Don’t get me wrong. Real self-care is essential. But somewhere along the way, we’ve confused self-care with self-indulgence.
True self-care sometimes means doing the hard things. Having the uncomfortable conversation. Pushing through resistance. Facing the fears you’ve been avoiding.
Your comfort zone isn’t protecting you. It’s shrinking your world, one “safe” choice at a time.
6. The stories you tell yourself about your past
We all have a narrative about who we are based on what’s happened to us. Maybe you’re “the one who always gets overlooked” or “the person who’s bad with money” or “someone who can’t maintain relationships.”
I spent most of my twenties telling myself I was an anxious person. It became my identity. Every decision, every interaction was filtered through this story.
But as I write about in “Hidden Secrets of Buddhism”, Buddhist philosophy teaches us that we are not our thoughts or our past experiences. We’re the awareness observing them.
Your past happened, yes. But the story you tell yourself about it? That’s optional. And if that story isn’t serving you, it’s time to write a new one.
7. The belief that you need permission
Waiting for the right moment. Waiting for approval. Waiting for someone to tell you it’s okay to pursue what you want.
How much of your life have you spent waiting for permission that’s never going to come?
Nobody is going to tap you on the shoulder and say, “Now’s your time.” Nobody is going to give you a permission slip to change careers, end a relationship, or pursue your dreams.
The harsh truth is that most people are too busy worrying about their own lives to care about yours.
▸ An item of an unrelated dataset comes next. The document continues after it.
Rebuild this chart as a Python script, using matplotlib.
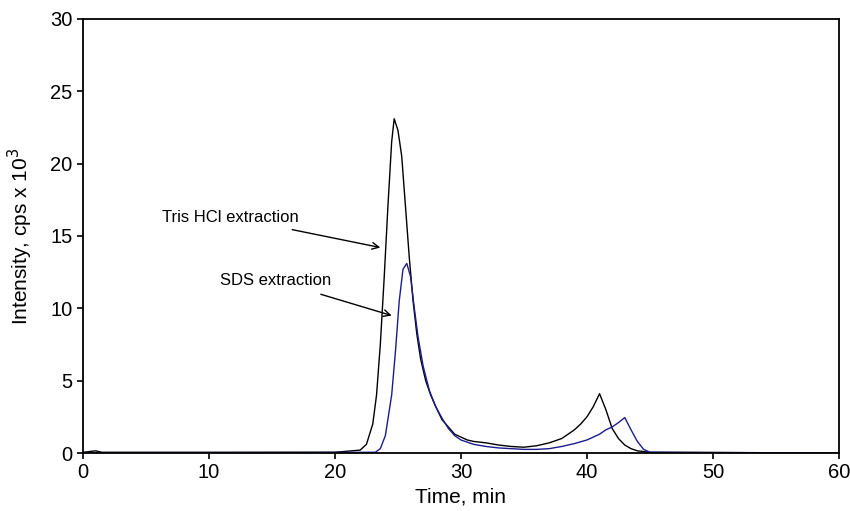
import matplotlib.pyplot as plt

plt.rcParams['font.family'] = ['Liberation Sans', 'DejaVu Sans']

# Tris HCl extraction (black trace)
tris_time = [0, 1, 1.5, 20, 22, 22.5, 23, 23.3, 23.6, 23.9, 24.2, 24.5, 24.7, 25.0,
             25.3, 25.6, 25.9, 26.2, 26.5, 26.8, 27.2, 27.6, 28, 28.5, 29, 29.5, 30,
             30.5, 31, 32, 33, 34, 35, 36, 37, 38, 38.5, 39, 39.5, 40, 40.5, 41,
             41.5, 42, 42.5, 43, 43.5, 44, 45, 60]
tris_int = [0.05, 0.15, 0.05, 0.05, 0.2, 0.6, 2.0, 4.0, 7.5, 12, 17, 21.5, 23.1, 22.3,
            20.5, 17, 13.5, 10.5, 8.2, 6.5, 5.0, 4.0, 3.2, 2.3, 1.8, 1.3, 1.1,
            0.9, 0.8, 0.7, 0.55, 0.45, 0.4, 0.5, 0.7, 1.0, 1.3, 1.6, 2.0, 2.5, 3.2, 4.1,
            3.0, 1.7, 1.0, 0.55, 0.3, 0.15, 0.05, 0.0]

# SDS extraction (blue trace)
sds_time = [0, 23.2, 23.6, 24, 24.5, 24.8, 25.1, 25.4, 25.7, 26.0, 26.3, 26.6, 27, 27.5,
            28, 28.5, 29, 29.5, 30, 31, 32, 33, 34, 35, 36, 37, 38, 39, 40, 40.5, 41,
            41.5, 42, 42.5, 43, 43.5, 44, 44.5, 45, 60]
sds_int = [0, 0.05, 0.3, 1.2, 4, 7, 10.5, 12.7, 13.1, 12.2, 10, 8, 6, 4.3,
           3.2, 2.4, 1.7, 1.2, 0.9, 0.6, 0.45, 0.35, 0.3, 0.25, 0.25, 0.3, 0.45, 0.65, 0.9, 1.1, 1.3,
           1.6, 1.8, 2.1, 2.45, 1.6, 0.8, 0.25, 0.05, 0]

fig = plt.figure(figsize=(8.5, 5.11), dpi=100)
ax = fig.add_axes([0.0976, 0.1135, 0.8894, 0.8495])

ax.plot(tris_time, tris_int, color='black', lw=1.0)
ax.plot(sds_time, sds_int, color='#1c1c8f', lw=1.0)

ax.set_xlim(0, 60)
ax.set_ylim(0, 30)
ax.set_xticks(range(0, 61, 10))
ax.set_yticks(range(0, 31, 5))
ax.tick_params(direction='out', length=4, width=1.2, labelsize=14.5)
for s in ax.spines.values():
    s.set_linewidth(1.3)

ax.set_xlabel('Time, min', fontsize=15)
ax.set_ylabel('Intensity, cps x 10$^3$', fontsize=15)
ax.xaxis.set_label_coords(0.5, -0.08)
ax.yaxis.set_label_coords(-0.063, 0.5)

ax.annotate('Tris HCl extraction', xy=(23.6, 14.2), xytext=(6.3, 16.3),
            fontsize=12, va='center', ha='left',
            arrowprops=dict(arrowstyle='->', color='black', lw=1.0,
                            shrinkA=8, shrinkB=0, mutation_scale=12))
ax.annotate('SDS extraction', xy=(24.5, 9.5), xytext=(10.9, 11.9),
            fontsize=12, va='center', ha='left',
            arrowprops=dict(arrowstyle='->', color='black', lw=1.0,
                            shrinkA=8, shrinkB=0, mutation_scale=12))

fig.savefig('out.png', dpi=100)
That criticism you’re afraid of and that judgment you’re avoiding…it’s mostly in your head.
Stop waiting for external validation. The only permission you need is your own.
8. Your obsession with potential
“You have so much potential.”
For years, I lived on this compliment. It felt good to be seen as someone with possibilities, someone who could do great things… someday.
But potential is a trap. It’s a comfortable place to hide because as long as you’re not trying, you can’t fail. As long as you don’t commit, you can keep all your options open.
Living in potential means never having to face the messy reality of actual achievement. It means staying safely in the realm of “could be” instead of dealing with “what is.”
At some point, you have to cash in that potential for something real. Even if it’s imperfect. Even if it’s not what you imagined. Because unused potential isn’t actually worth anything.
Final words
Here’s what nobody tells you about fresh starts: they’re not about adding new things to your life. They’re about creating space by removing what doesn’t belong.
These eight things might feel safe and comfortable, but they’re actually comfort blankets that have become straightjackets. They’re the invisible chains keeping you exactly where you are.
This year, you have a choice. You can drag all this baggage with you into another year, or you can start cutting the dead weight now.
It won’t be comfortable. Letting go never is. But on the other side of that discomfort is the freedom you’ve been looking for.
The question is: are you ready to let go?